DEVA lideri Ali Babacan, iktidarın dindar seçmeni ‘kazanımların elden gidecek’ diye korkutmasını eleştirdi. KARAR TV’de Taha Akyol ve Elif Çakır’ın konuğu olan Babacan “Bizim iktidarımızda dindarların kazanımları artar, eksilmez” diyerek seçmene seslendi: İnançlarımız uğruna yoksulluğu tercih etmek zorunda değiliz.

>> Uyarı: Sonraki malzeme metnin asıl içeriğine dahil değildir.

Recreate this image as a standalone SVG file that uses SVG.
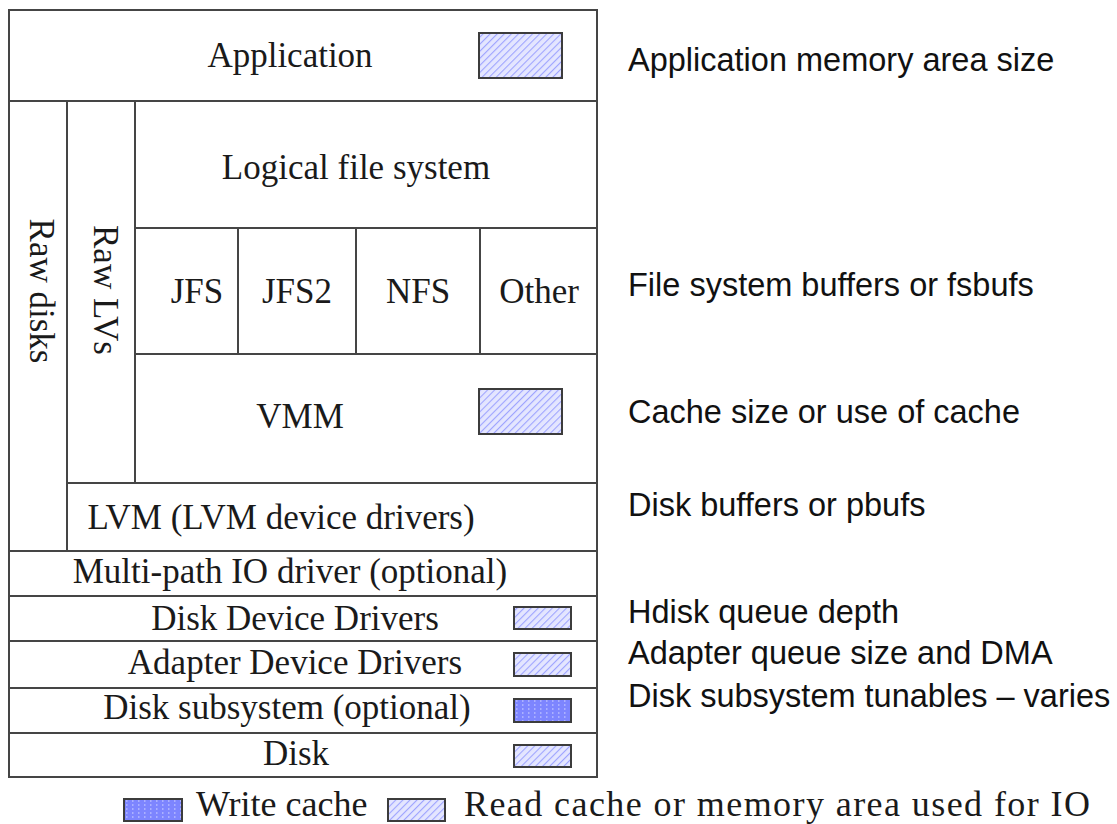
<svg xmlns="http://www.w3.org/2000/svg" width="1117" height="824" viewBox="0 0 1117 824">
  <defs>
    <!-- read cache / memory area: pale blue with diagonal hatching -->
    <pattern id="hatch" patternUnits="userSpaceOnUse" width="5" height="5" patternTransform="rotate(45)">
      <rect width="5" height="5" fill="#e4e6ff"/>
      <line x1="0" y1="0" x2="0" y2="5" stroke="#9ea4ff" stroke-width="2.2"/>
    </pattern>
    <!-- write cache: solid blue with a faint dotted grid -->
    <pattern id="grid" patternUnits="userSpaceOnUse" width="6" height="4">
      <rect width="6" height="4" fill="#7d85ff"/>
      <rect x="0" y="0" width="1.5" height="2" fill="#aab0ff"/>
    </pattern>
    <style>
      .cell { fill: #ffffff; stroke: #454545; stroke-width: 2; }
      .lbl { font-family: "Liberation Serif", "Times New Roman", serif; font-size: 35px; fill: #1a1a1a; text-anchor: middle; }
      .note { font-family: "Liberation Sans", Arial, sans-serif; font-size: 32.5px; fill: #111111; }
      .leg { font-family: "Liberation Serif", "Times New Roman", serif; font-size: 36px; fill: #1a1a1a; }
      .rd { fill: url(#hatch); stroke: #3c3c3c; stroke-width: 2; }
      .wr { fill: url(#grid); stroke: #3c3c3c; stroke-width: 2; }
    </style>
  </defs>

  <rect width="1117" height="824" fill="#ffffff"/>

  <!-- layer stack -->
  <g id="application">
    <rect class="cell" x="9" y="10" width="588" height="91"/>
    <text class="lbl" x="290" y="67">Application</text>
    <rect class="rd" x="479" y="33" width="83" height="45"/>
  </g>
  <g id="raw-disks">
    <rect class="cell" x="9" y="101" width="58" height="450"/>
    <text class="lbl" transform="translate(30,291) rotate(90)">Raw disks</text>
  </g>
  <g id="raw-lvs">
    <rect class="cell" x="67" y="101" width="68" height="382"/>
    <text class="lbl" transform="translate(94,290) rotate(90)">Raw LVs</text>
  </g>
  <g id="logical-fs">
    <rect class="cell" x="135" y="101" width="462" height="127"/>
    <text class="lbl" x="356" y="179">Logical file system</text>
  </g>
  <g id="jfs">
    <rect class="cell" x="135" y="228" width="103" height="126"/>
    <text class="lbl" x="197" y="303">JFS</text>
  </g>
  <g id="jfs2">
    <rect class="cell" x="238" y="228" width="118" height="126"/>
    <text class="lbl" x="297" y="303">JFS2</text>
  </g>
  <g id="nfs">
    <rect class="cell" x="356" y="228" width="124" height="126"/>
    <text class="lbl" x="418" y="303">NFS</text>
  </g>
  <g id="other">
    <rect class="cell" x="480" y="228" width="117" height="126"/>
    <text class="lbl" x="539" y="303">Other</text>
  </g>
  <g id="vmm">
    <rect class="cell" x="135" y="354" width="462" height="129"/>
    <text class="lbl" x="300" y="428">VMM</text>
    <rect class="rd" x="479" y="389" width="83" height="45"/>
  </g>
  <g id="lvm">
    <rect class="cell" x="67" y="483" width="530" height="68"/>
    <text class="lbl" x="281" y="529">LVM (LVM device drivers)</text>
  </g>
  <g id="multipath">
    <rect class="cell" x="9" y="551" width="588" height="45"/>
    <text class="lbl" x="290" y="583">Multi-path IO driver (optional)</text>
  </g>
  <g id="disk-device-drivers">
    <rect class="cell" x="9" y="596" width="588" height="45"/>
    <text class="lbl" x="295" y="630">Disk Device Drivers</text>
    <rect class="rd" x="514" y="607" width="57" height="22"/>
  </g>
  <g id="adapter-device-drivers">
    <rect class="cell" x="9" y="641" width="588" height="47"/>
    <text class="lbl" x="295" y="674">Adapter Device Drivers</text>
    <rect class="rd" x="514" y="653" width="57" height="23"/>
  </g>
  <g id="disk-subsystem">
    <rect class="cell" x="9" y="688" width="588" height="45"/>
    <text class="lbl" x="287" y="719">Disk subsystem (optional)</text>
    <rect class="wr" x="514" y="699" width="57" height="23"/>
  </g>
  <g id="disk">
    <rect class="cell" x="9" y="733" width="588" height="44"/>
    <text class="lbl" x="296" y="765">Disk</text>
    <rect class="rd" x="514" y="745" width="57" height="22"/>
  </g>

  <!-- no connectors in this diagram -->
  <g id="connectors"/>

  <!-- tunables per layer -->
  <g id="notes">
    <text class="note" x="628" y="71">Application memory area size</text>
    <text class="note" x="628" y="296">File system buffers or fsbufs</text>
    <text class="note" x="628" y="423">Cache size or use of cache</text>
    <text class="note" x="628" y="516">Disk buffers or pbufs</text>
    <text class="note" x="628" y="623">Hdisk queue depth</text>
    <text class="note" x="628" y="664">Adapter queue size and DMA</text>
    <text class="note" x="628" y="707">Disk subsystem tunables – varies</text>
  </g>

  <!-- legend -->
  <g id="legend">
    <rect class="wr" x="124" y="799" width="58" height="22"/>
    <text class="leg" x="196" y="816">Write cache</text>
    <rect class="rd" x="388" y="799" width="57" height="22"/>
    <text class="leg" x="464" y="816" textLength="626" lengthAdjust="spacing">Read cache or memory area used for IO</text>
  </g>
</svg>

Hem zengin hem inanç özgürlüğünün tam yaşandığı bir ülke olabiliriz.
YATIRIMCI BİRAZ IŞIK GÖREBİLSE PARA AKACAK
Anayasa’nın gücü ve sistemdeki değeri eskisi gibi değil. Dünyadaki para bolluğunda Türkiye varlık içinde yokluk çekiyor. Yatırımcı hukuk ışığını görse Türkiye’ye oluk oluk para akacak.
BU ZİHNİYETLE REFORMDAN BİR ŞEY ÇIKMAZ
Hukuk reformundan hiçbir şey çıkmayacak. Güçler ayrılığına, yargı bağımsızlığına inanmıyorlar. Bu yaklaşıma sahipler. Bu zihniyet değişmeden yapılan her şey göstermelik.

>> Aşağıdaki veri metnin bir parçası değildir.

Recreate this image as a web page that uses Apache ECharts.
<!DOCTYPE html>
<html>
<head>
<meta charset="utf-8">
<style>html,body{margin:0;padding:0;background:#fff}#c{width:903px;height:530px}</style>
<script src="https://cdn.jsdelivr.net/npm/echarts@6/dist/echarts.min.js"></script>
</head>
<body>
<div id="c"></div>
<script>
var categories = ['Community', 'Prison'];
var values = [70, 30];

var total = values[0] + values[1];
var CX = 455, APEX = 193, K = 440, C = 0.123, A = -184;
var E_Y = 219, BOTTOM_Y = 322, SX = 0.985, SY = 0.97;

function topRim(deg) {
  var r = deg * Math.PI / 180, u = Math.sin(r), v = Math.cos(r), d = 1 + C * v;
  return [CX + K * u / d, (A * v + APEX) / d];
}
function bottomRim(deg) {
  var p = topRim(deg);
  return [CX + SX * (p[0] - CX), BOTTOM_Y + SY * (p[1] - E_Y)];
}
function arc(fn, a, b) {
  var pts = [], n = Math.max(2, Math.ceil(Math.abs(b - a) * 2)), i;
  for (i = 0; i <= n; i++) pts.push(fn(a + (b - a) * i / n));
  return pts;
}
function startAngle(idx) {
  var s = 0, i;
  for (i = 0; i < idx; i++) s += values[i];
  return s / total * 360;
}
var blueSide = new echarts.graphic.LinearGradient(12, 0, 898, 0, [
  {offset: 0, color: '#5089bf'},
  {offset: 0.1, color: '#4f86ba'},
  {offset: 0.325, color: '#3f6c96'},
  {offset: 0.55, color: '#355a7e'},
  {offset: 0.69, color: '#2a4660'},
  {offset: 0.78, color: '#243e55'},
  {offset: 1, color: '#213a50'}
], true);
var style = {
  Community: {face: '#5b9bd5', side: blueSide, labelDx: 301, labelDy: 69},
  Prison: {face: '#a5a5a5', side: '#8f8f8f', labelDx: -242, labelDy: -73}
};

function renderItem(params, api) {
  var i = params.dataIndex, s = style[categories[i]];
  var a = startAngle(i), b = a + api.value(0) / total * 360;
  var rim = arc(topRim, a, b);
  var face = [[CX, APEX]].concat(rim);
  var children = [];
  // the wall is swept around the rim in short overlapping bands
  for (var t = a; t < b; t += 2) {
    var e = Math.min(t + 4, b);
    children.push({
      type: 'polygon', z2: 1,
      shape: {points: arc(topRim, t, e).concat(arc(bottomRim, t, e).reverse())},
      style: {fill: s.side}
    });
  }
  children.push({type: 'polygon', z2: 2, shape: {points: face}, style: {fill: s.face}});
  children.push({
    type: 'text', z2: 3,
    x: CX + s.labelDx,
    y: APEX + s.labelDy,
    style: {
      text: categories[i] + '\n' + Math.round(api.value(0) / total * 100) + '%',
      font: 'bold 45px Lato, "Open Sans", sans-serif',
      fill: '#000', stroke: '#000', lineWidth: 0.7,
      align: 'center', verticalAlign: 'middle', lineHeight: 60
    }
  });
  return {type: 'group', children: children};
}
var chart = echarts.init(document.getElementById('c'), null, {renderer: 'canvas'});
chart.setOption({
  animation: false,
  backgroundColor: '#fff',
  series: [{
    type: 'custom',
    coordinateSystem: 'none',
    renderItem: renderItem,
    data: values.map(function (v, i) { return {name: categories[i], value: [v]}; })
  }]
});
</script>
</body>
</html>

İMAR RANTI SİYASETİN FİNANSMANI
İmar rantlarıyla ilgili çalışmalar yaptık, yeni mevzuatlar hazırlandık. Fakat Sayın Erdoğan’a kabul ettiremedik. Siyaseti finanse eden imar rantı karşı cephe olarak karşımıza çıktı.
ERDOĞAN’IN SESSİZLİĞİ ÇOK VAHİM
Gazetecilerin, siyasetçilerin tehdit edilip hedef gösterilmesi kabul edilemez. En basit konularda topa giren Cumhurbaşkanı açıklama yapmadı. Bu konuda bir duruş sergilememesi vahim.
SEÇMENİ RÖVANŞLA KORKUTMA
DEVA Partisi Genel Başkanı Ali Babacan KARAR TV’de gündeme ilişkin konuları değerlendirdi. Hükümete sert eleştiriler yönelten Babacan, Cumhurbaşkanı Erdoğan’ın 2018’de yenildiğini ve bunu konuşulmadığını söyledi.
“Yoksulluk ile din özgürlüğü aynı kefeye konursa vatandaşımız yoksulluğu tercih edebilir” uyarısı yapan Babacan ekledi: Hükümet iki kötüyü gösterip birini tercih etmeye zorluyor. Dikkat edin, hep korkutuyor. ‘Ben gidersem daha kötüsü olur’ diyor. ‘Beni destekle daha iyisini yapayım’ demiyor.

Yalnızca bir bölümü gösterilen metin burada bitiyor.